I knew immediately who it was, and I was in too good a mood to be anything but cheerful about his text. We’d communicated here and there in the past few months, never more than a few sentences, but this time was different. I was truly happy. As as we started to speak more over several weeks it was clear that we both were feeling something.

When we started to slowly resurface in each another’s lives, it felt strangely surreal. It was immediately clear that we were talking to a different version of one another, a slightly more weathered version. We were our same old selves, but with redefined senses of what we wanted and who we were. I remember the first time we saw each other after we’d broken up, almost a year after the fact. It was autumn, and I remember that as we were walking through Central Park, golden leaves were floating off of the tree branches behind him. Life looked like a postcard. A postcard full of apologies and honest admissions of what we’d learned from our past.

I knew what I felt, and I knew I had a choice to make. I could stay in the life I’d created for myself, free from any potential risk. I could allow my pride and my fears to win and punish him for the way he hurt me and refuse to let him back in. I could ignore the feeling in my gut that told me something wasn’t finished between us and try to stifle it in favor of the loud noise of conventional wisdom blasting in my ears, telling me that people who hurt you don’t deserve second chances. Or I could listen to me.

Lots of things were muddy, but the one thing that was clear to me after months apart was that I loved him. As complicated as some of the logistics were, the love I felt wasn’t complicated at all. In fact, that was what made everything else fall by the wayside and simplified it all.

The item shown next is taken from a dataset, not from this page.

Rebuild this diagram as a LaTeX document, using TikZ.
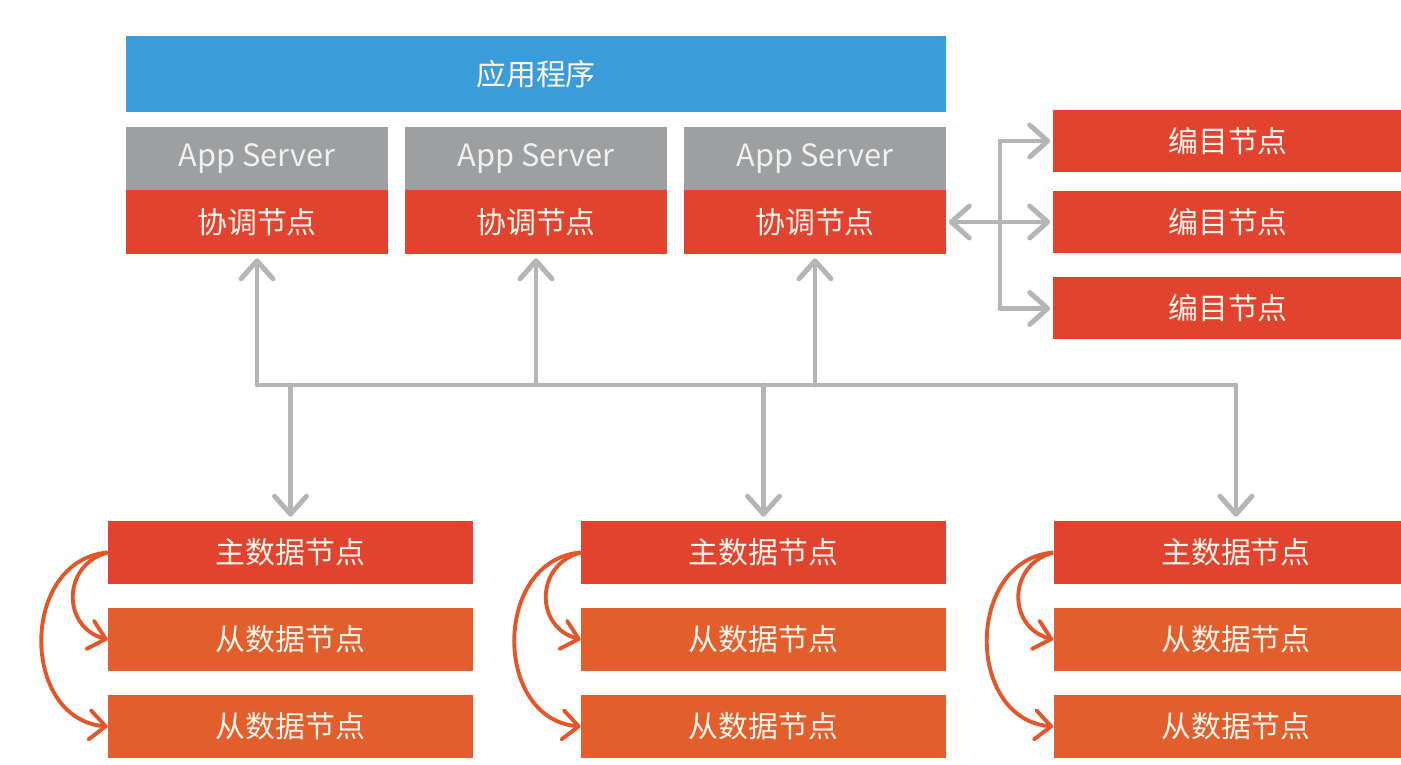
\documentclass[tikz,border=0pt]{standalone}
\usepackage{fontspec}
\setmainfont{Noto Sans CJK SC}
\usepackage{tikz}
\usetikzlibrary{arrows.meta}
\definecolor{appblue}{HTML}{3A9DDA}
\definecolor{srvgray}{HTML}{9D9FA1}
\definecolor{nodered}{HTML}{E2432E}
\definecolor{slvorange}{HTML}{E35E2D}
\definecolor{lnkgray}{HTML}{B3B5B6}
\definecolor{repl}{HTML}{E3562A}
\tikzset{
  box/.style={rectangle, inner sep=0pt, text=white!92!orange, font=\fontsize{17}{20}\selectfont},
  appbar/.style={box, fill=appblue, minimum width=16.4cm, minimum height=1.52cm},
  srvbox/.style={box, fill=srvgray, text=white!88!gray, minimum width=5.24cm, minimum height=1.26cm,
                 font=\fontsize{17.5}{21}\selectfont},
  crdbox/.style={box, fill=nodered, minimum width=5.24cm, minimum height=1.28cm},
  catbox/.style={box, fill=nodered, minimum width=7cm, minimum height=1.24cm},
  mstbox/.style={box, fill=nodered, minimum width=7.3cm, minimum height=1.26cm},
  slvbox/.style={box, fill=slvorange, minimum width=7.3cm, minimum height=1.26cm},
  link/.style={lnkgray, line width=2.8pt},
  garrow/.style={link, line cap=round, -{Straight Barb[length=3.6mm, width=6.4mm, round]}},
  gboth/.style={link, line cap=round, {Straight Barb[length=3.6mm, width=6.4mm, round]}-},
  rarrow/.style={repl, line width=2.2pt, -{Straight Barb[length=3.2mm, width=5.8mm, round]}},
}

\begin{document}
\begin{tikzpicture}
  \useasboundingbox[fill=white] (0,0) rectangle (28.02,15.3);

  % --- application layer ---
  \node[appbar] (app) at (10.72,13.82) {应用程序};

  % --- app servers with their coordinator nodes ---
  \foreach \i/\x in {1/5.14, 2/10.72, 3/16.30} {
    \node[srvbox] (srv\i) at (\x,12.13) {App Server};
    \node[crdbox] (crd\i) at (\x,10.86) {协调节点};
  }

  % --- catalog nodes on the right ---
  \node[catbox] (cat1) at (24.56,12.48) {编目节点};
  \node[catbox] (cat2) at (24.56,10.86) {编目节点};
  \node[catbox] (cat3) at (24.56,9.13) {编目节点};

  % --- data node groups: one master, two slaves each ---
  \foreach \i/\x in {1/5.81, 2/15.27, 3/24.72} {
    \node[mstbox] (mst\i) at (\x,4.25) {主数据节点};
    \node[slvbox] (slva\i) at (\x,2.51) {从数据节点};
    \node[slvbox] (slvb\i) at (\x,0.77) {从数据节点};
  }

  % --- shared bus between coordinators and data nodes ---
  \coordinate (bus) at (0,7.6);
  \draw[link] (crd1.south |- bus) -- (mst3.north |- bus);
  \foreach \i in {1,2,3} {
    \draw[garrow, shorten >=0.08cm] (crd\i.south |- bus) -- (crd\i.south);
    \draw[garrow, shorten >=0.08cm] (mst\i.north |- bus) -- (mst\i.north);
  }

  % --- coordinator <-> catalog links ---
  \coordinate (cbus) at (20.0,10.86);
  \draw[link] (cat1.west -| cbus) -- (cat3.west -| cbus);
  \draw[gboth, shorten <=0.05cm] (crd3.east) -- (cbus);
  \foreach \i in {1,2,3}
    \draw[garrow, shorten >=0.05cm] (cat\i.west -| cbus) -- (cat\i.west);

  % --- replication from master to slaves ---
  \foreach \i in {1,2,3} {
    \draw[rarrow] (mst\i.west) to[out=195, in=165, looseness=1.4] (slva\i.west);
    \draw[rarrow] (mst\i.west) to[out=185, in=175, looseness=1.3] (slvb\i.west);
  }
\end{tikzpicture}
\end{document}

In our time apart, I’d learned that life was too short to be proud or to hold onto long-dead grudges and that carrying around anger hurts me more than anyone else. I knew that my only choice, if I ever wanted to learn anything from our experience, was to open my heart to him again. I knew whatever gain or lesson that was meant to come from our story wasn’t going to materialize unless we gave that story a second chance to continue.

I went out on a limb. I went against advice. I risked it. I knew that no matter what happened, I wouldn’t have to live with a what-if. We were scared, but we made the choice together to start fresh and throw our fears out the window.

It’s a damn good thing we did. A year later, I couldn’t be happier. While I don’t know where things will go in the future, I know that in this moment, I am where I’m supposed to be.